Une relation qui a du « JE »
Dans mon métier d’enseignant-formateur, j’accompagne de jeunes adultes vers leur vie professionnelle. Il s’agit d’un cursus d’ingénieur par l’apprentissage dans le domaine de la construction. Ainsi, je les rencontre en entreprise et régulièrement en centre de formation au sein de l’école d’ingénieurs ; pour les accompagner, me dit-on ? Mais, pour moi la question de ‘l’accompagner’ reste entière ? Lorsque j’accompagne, c’est toujours pas à pas. À pas feutrés, j’approche pour construire la relation d’accompagnement. Je pense que l’accompagnement est là, dans cette relation où se rencontrent deux personnes autour d’un bout de chemin partagé. Dans cette relation d’accompagnement, j’ai besoin du ‘tu’ pour dire la proximité, le respect, la reconnaissance, à mon alter ego, futur professionnel comme moi ; futur collègue, un jour peut-être ? On ne sait jamais de quoi nos chemins seront faits ? J’accompagne, dans ce sens-là ; ainsi prennent sens les événements de l’accompagnement. Aussi, je nomme par le prénom, mon alter ego existe et naît dans cette relation duelle plus confortablement, plus aisément. Si je le nomme, il existe pour moi, face à moi, et pour ses pairs. Si je le nomme, il ne reste pas l’invisible au milieu d’un groupe. J’accompagne de jeunes adultes apprentis-ingénieurs, dans les prémices de leur vie professionnelle et dans leurs études.
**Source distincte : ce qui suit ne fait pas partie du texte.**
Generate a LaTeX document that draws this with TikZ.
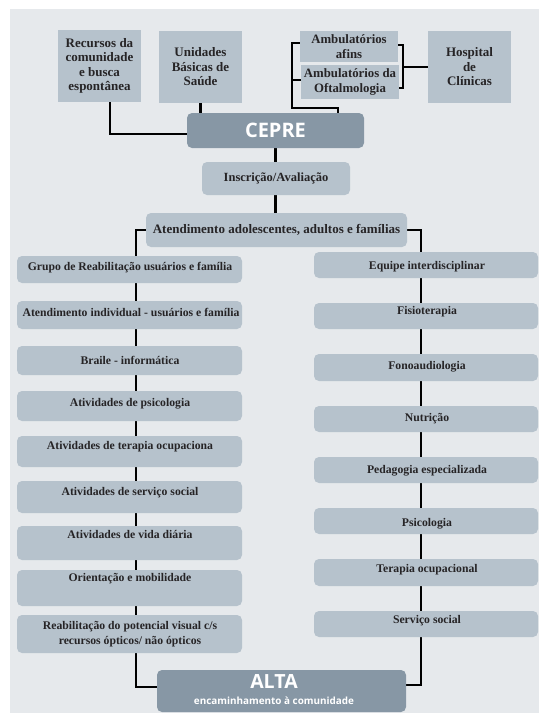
\documentclass[tikz,border=0pt]{standalone}
\usepackage{fontspec}
\setmainfont{Liberation Serif}
\newfontfamily\sansf{Open Sans}
\usetikzlibrary{calc}
\pgfdeclarelayer{bg}
\pgfdeclarelayer{lines}
\pgfsetlayers{bg,lines,main}
\definecolor{pagebg}{HTML}{E6E9EC}
\definecolor{boxc}{HTML}{B6C2CC}
\definecolor{darkc}{HTML}{8797A5}
\definecolor{textc}{HTML}{262426}
\begin{document}
\begin{tikzpicture}[x=1pt,y=-1pt,
  sqbox/.style={rectangle, fill=boxc, inner sep=0pt, align=center, text=textc,
    font=\bfseries\fontsize{13}{14.5}\selectfont},
  rbox/.style={rectangle, rounded corners=5pt, fill=boxc, inner sep=0pt, align=center, text=textc,
    font=\bfseries\fontsize{12.5}{14}\selectfont},
  cbox/.style={rectangle, rounded corners=5pt, fill=boxc, inner sep=0pt},
  dbox/.style={rectangle, rounded corners=5pt, fill=darkc, inner sep=0pt},
  txt/.style={inner sep=0pt, text=textc, anchor=base, align=center,
    font=\bfseries\fontsize{11.7}{15}\selectfont},
  conn/.style={line width=2.2pt, draw=black, line cap=rect}]
\useasboundingbox (0,0) rectangle (539,723);
\begin{pgfonlayer}{bg}
  \fill[pagebg] (10,9) rectangle (539,713);
\end{pgfonlayer}

% top boxes
\node[sqbox, minimum width=83pt, minimum height=72pt] (rec) at (99.5,66) {Recursos da\\comunidade\\e busca\\espontânea};
\node[sqbox, minimum width=83pt, minimum height=72pt] (ubs) at (200.5,67) {Unidades\\Básicas de\\Saúde};
\node[sqbox, minimum width=98pt, minimum height=31pt, font=\bfseries\fontsize{12.8}{15.5}\selectfont] (afins) at (349,46.5) {Ambulatórios\\afins};
\node[sqbox, minimum width=98pt, minimum height=34pt, font=\bfseries\fontsize{12.8}{15.5}\selectfont] (oft) at (350,82) {Ambulatórios da\\Oftalmologia};
\node[sqbox, minimum width=83pt, minimum height=72pt] (hc) at (469.5,67) {Hospital\\de\\Clínicas};

\node[dbox, minimum width=177pt, minimum height=35pt, text=white, font=\sansf\bfseries\fontsize{20}{22}\selectfont] (cepre) at (275.5,130.5) {CEPRE};
\node[rbox, minimum width=148pt, minimum height=33pt] (insc) at (276,178.5) {Inscrição/Avaliação};
\node[rbox, minimum width=261pt, minimum height=34pt, font=\bfseries\fontsize{13}{15}\selectfont] (atend) at (276.5,230) {Atendimento adolescentes, adultos e famílias};

% left column
\node[cbox, minimum width=225pt, minimum height=27pt] (l1) at (129.5,269.5) {};
\node[txt] (l1t) at (130,270.5) {Grupo de Reabilitação usuários e família};
\node[cbox, minimum width=225pt, minimum height=28pt] (l2) at (129.5,315) {};
\node[txt] (l2t) at (131,316.5) {Atendimento individual - usuários e família};
\node[cbox, minimum width=225pt, minimum height=29pt] (l3) at (129.5,360.5) {};
\node[txt] (l3t) at (130,364.5) {Braile - informática};
\node[cbox, minimum width=225pt, minimum height=30pt] (l4) at (129.5,406) {};
\node[txt] (l4t) at (130,406.5) {Atividades de psicologia};
\node[cbox, minimum width=225pt, minimum height=31pt] (l5) at (129.5,451.5) {};
\node[txt] (l5t) at (130,449.5) {Atividades de terapia ocupaciona};
\node[cbox, minimum width=225pt, minimum height=32pt] (l6) at (129.5,497) {};
\node[txt] (l6t) at (130,495.5) {Atividades de serviço social};
\node[cbox, minimum width=225pt, minimum height=34pt] (l7) at (129.5,543) {};
\node[txt] (l7t) at (130,538.5) {Atividades de vida diária};
\node[cbox, minimum width=225pt, minimum height=36pt] (l8) at (129.5,588) {};
\node[txt] (l8t) at (130,581.5) {Orientação e mobilidade};
\node[cbox, minimum width=225pt, minimum height=38pt] (l9) at (129.5,634) {};
\node[txt, anchor=center] (l9t) at (130,634.5) {Reabilitação do potencial visual c/s\\recursos ópticos/ não ópticos};

% right column
\node[cbox, minimum width=224pt, minimum height=26pt] (r1) at (426,265) {};
\node[txt] (r1t) at (427,269.5) {Equipe interdisciplinar};
\node[cbox, minimum width=224pt, minimum height=26pt] (r2) at (426,316) {};
\node[txt] (r2t) at (427,314.5) {Fisioterapia};
\node[cbox, minimum width=224pt, minimum height=27pt] (r3) at (426,367.5) {};
\node[txt] (r3t) at (427,369.5) {Fonoaudiologia};
\node[cbox, minimum width=224pt, minimum height=26pt] (r4) at (426,419) {};
\node[txt] (r4t) at (427,421.5) {Nutrição};
\node[cbox, minimum width=224pt, minimum height=26pt] (r5) at (426,470) {};
\node[txt] (r5t) at (427,473.5) {Pedagogia especializada};
\node[cbox, minimum width=224pt, minimum height=26pt] (r6) at (426,521) {};
\node[txt] (r6t) at (427,526.5) {Psicologia};
\node[cbox, minimum width=224pt, minimum height=27pt] (r7) at (426,572.5) {};
\node[txt] (r7t) at (427,572.5) {Terapia ocupacional};
\node[cbox, minimum width=224pt, minimum height=26pt] (r8) at (426,624) {};
\node[txt] (r8t) at (427,623.5) {Serviço social};

% ALTA
\node[dbox, minimum width=249pt, minimum height=42pt] (alta) at (281.5,691) {};
\node[inner sep=0pt, text=white, font=\sansf\bfseries\fontsize{19.5}{21}\selectfont] (altat) at (274,682) {ALTA};
\node[inner sep=0pt, text=white, font=\sansf\bfseries\fontsize{9.9}{11}\selectfont] (altas) at (274,701) {encaminhamento à comunidade};

\begin{pgfonlayer}{lines}
  \draw[conn] ($(rec.south)+(10.5,0)$) |- ($(cepre.west)+(0,3.5)$);
  \draw[conn] (ubs.south) -- (ubs.south |- cepre.north);
  \draw[conn] ($(afins.west)+(0,-3.5)$) -- ++(-8,0) |- ($(cepre.north)+(62.5,-5)$) -- ($(cepre.north)+(62.5,0)$);
  \draw[conn] ($(oft.west)+(0,-2)$) -- ++(-9,0);
  \draw[conn] ($(afins.east)+(0,-1.5)$) -- ++(5,0) coordinate (bt) -- (bt |- {$(oft.east)+(0,6)$}) -- ($(oft.east)+(0,6)$);
  \draw[conn] (bt |- hc.west) -- (hc.west);
  \draw[conn] (cepre.south) -- (cepre.south |- insc.north);
  \draw[conn] (cepre.south |- insc.south) -- (cepre.south |- atend.north);
  \draw[conn] (atend.west) -- ++(-10,0) |- ($(alta.west)+(0,-4)$);
  \draw[conn] (atend.east) -- ++(14,0) |- ($(alta.east)+(0,-6)$);
\end{pgfonlayer}
\end{tikzpicture}
\end{document}
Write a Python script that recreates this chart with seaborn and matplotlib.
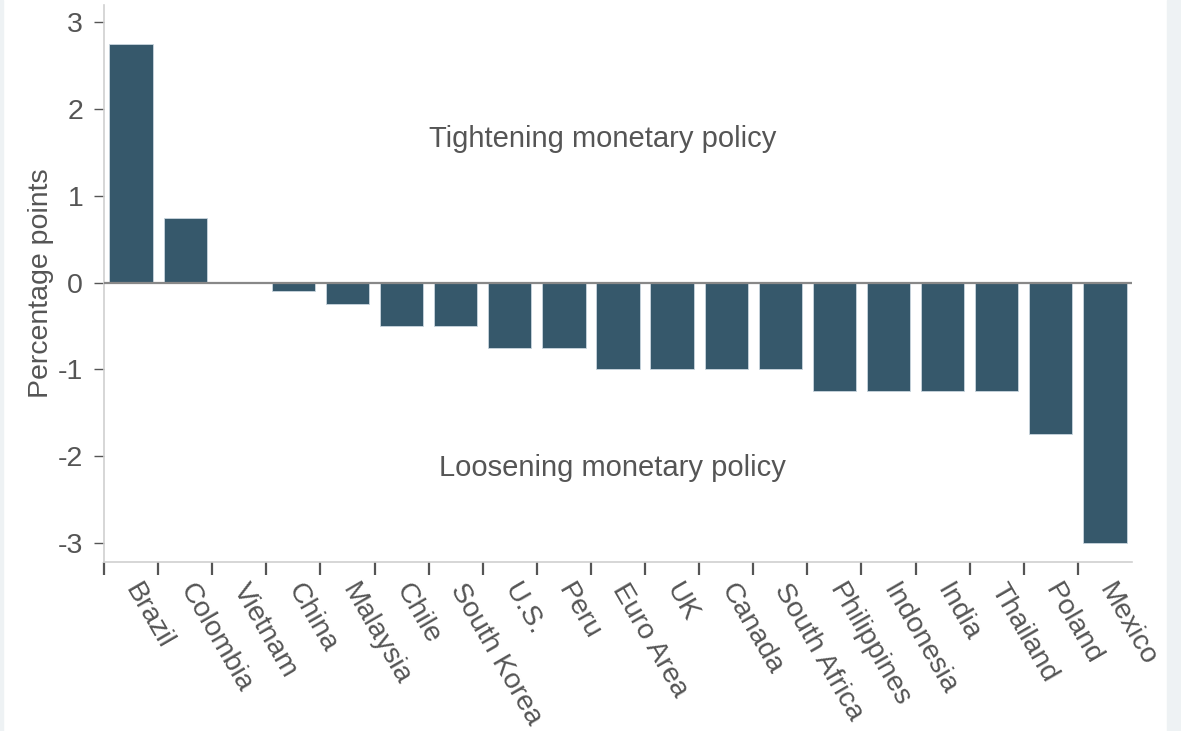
import matplotlib
matplotlib.use("Agg")
import matplotlib.pyplot as plt
import matplotlib.patches as mpatches
import seaborn as sns
import numpy as np
import pandas as pd

# Data
countries = ["Brazil", "Colombia", "Vietnam", "China", "Malaysia", "Chile",
             "South Korea", "U.S.", "Peru", "Euro Area", "UK", "Canada",
             "South Africa", "Philippines", "Indonesia", "India", "Thailand",
             "Poland", "Mexico"]
change = [2.75, 0.75, 0.0, -0.1, -0.25, -0.5, -0.5, -0.75, -0.75, -1.0, -1.0,
          -1.0, -1.0, -1.25, -1.25, -1.25, -1.25, -1.75, -3.0]
yticks = [-3, -2, -1, 0, 1, 2, 3]

df = pd.DataFrame({"country": countries, "change": change})

sns.set_style("white")
plt.rcParams["font.family"] = ["Liberation Sans", "DejaVu Sans"]

text_col = "#555555"
bar_col = "#36586b"
fs = 20.5

fig = plt.figure(figsize=(11.81, 7.31), dpi=100)
# light side strips
fig.patches.append(mpatches.Rectangle((1167 / 1181, 0), 14 / 1181, 1, transform=fig.transFigure,
                                      color="#eef2f4", zorder=0))
fig.patches.append(mpatches.Rectangle((0, 0), 3 / 1181, 1, transform=fig.transFigure,
                                      color="#eef2f4", zorder=0))
ax = fig.add_axes([104 / 1181, 1 - 562 / 731, 1028 / 1181, 557 / 731])

sns.barplot(data=df, x="country", y="change", color=bar_col, saturation=1,
            width=0.8, edgecolor="#c9d6de", linewidth=0.6, ax=ax)

ax.set_xlim(-0.5, 18.5)
ax.set_ylim(-3.22, 3.2)
ax.axhline(0, color="#888888", lw=1.6, zorder=3)

ax.set_yticks(yticks)
ax.set_yticklabels([str(v) for v in yticks], fontsize=fs, color=text_col)
ax.tick_params(axis="y", which="major", left=True, length=7, width=1,
               color="#555555", pad=8)

ax.set_xticks(np.arange(len(countries)))
ax.set_xticklabels(countries, fontsize=fs, color=text_col, rotation=-60,
                   ha="left", va="center", rotation_mode="anchor")
ax.set_xticks(np.arange(-0.5, len(countries) - 1, 1), minor=True)
ax.tick_params(axis="x", which="major", length=0, pad=17)
ax.tick_params(axis="x", which="minor", bottom=True, length=9, width=1.6,
               color="#555555")

for side in ["top", "right"]:
    ax.spines[side].set_visible(False)
for side in ["left", "bottom"]:
    ax.spines[side].set_color("#d0d0d0")
    ax.spines[side].set_linewidth(1.2)

ax.set_xlabel("")
ax.set_ylabel("Percentage points", fontsize=fs, color=text_col, labelpad=3)

ax.text(8.72, 1.66, "Tightening monetary policy", fontsize=21, color=text_col,
        ha="center", va="center")
ax.text(8.9, -2.14, "Loosening monetary policy", fontsize=21, color=text_col,
        ha="center", va="center")

fig.savefig("out.png", dpi=100)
Certains se laissent accompagner, d’autres non, j’aimerais savoir pourquoi ? Parce que personne n’a jamais osé prendre le risque de leur faire confiance ? Où bien se pensent-ils insuffisamment confiants en eux-mêmes pour accepter qu’on puisse leur accorder la confiance ; où bien parce que c’est moi ? La confiance, pas à pas, n’est jamais facile à construire, jamais gagnée. C’est la saison des projets de fin d’études, nous sommes au mois de juin, dans mon école. Ici fleure alors, non pas le parfum des vacances, mais le parfum printanier d’une vie professionnelle à venir. Les apprentis s’égrainent, les uns après les autres, pour soutenir leur travail de fin d’année devant un jury de professionnels. C’est un point de passage obligé pour leur diplôme, réussiront-ils ? Tous ? Ce moment est un véritable rituel d’évaluation, qui signe la fin d’un parcours, le début d’une vie professionnelle pour chacun d’eux. Alors, j’accompagne, je les accompagne trois années durant, parfois tant bien que mal jusqu’à ce moment de vérité là
Leur identité scolaire s’efface pour laisser place au futur professionnel, mais pas toujours. Je crois qu’accompagner est une question de juste distance et de valeur. Chacun a la sienne, de part et d’autre de cette relation d’accompagnement. Une fois leur soutenance réalisée, j’échange quelques mots bienveillants, félicite ceux qui ont réussi, soutiens ceux qui ont échoué, ils auront droit au rattrapage. Lors de cette dernière campagne de soutenance, comme à l’accoutumée, j’ai félicité l’une des apprenties que j’accompagne, Sylvie,
« Félicitations, Madame l'ingénieure ! Bon travail ! » Signe réellement pour moi, la fin du contrat d'accompagnement. Signifier la fin du contrat, la fin de la relation de partenariat entre l'accompagné et l'accompagnant même s'il s'imprime quelque chose en creux au fond de nos êtres, de part et d'autre est nécessaire. Une réponse de cette ingénieure « Merci à vous pour vos nombreux conseils durant toute la formation ! À bientôt ». C'est drôle comme en un moment tout peut se cristalliser de part et d'autre, naturellement. Pour l'ingénieure, elle accepte la fin de la formation vers sa nouvelle vie et de nouvelles étapes professionnelles qu'elle devra désormais construire non pas
seule, mais autrement. Pour le formateur que je suis, accepter cette nouvelle éclosion, cette re-naissance doit se faire avec délicatesse, les mots sont importants. Je me souviens il y a un an, lors d'un entretien avec elle à l'école d'ingénieurs pour son projet de fin d'études, l'initialisation des premières traces professionnelles, nous avons discuté longuement sur son projet de fin d'études, les prémices, là aussi.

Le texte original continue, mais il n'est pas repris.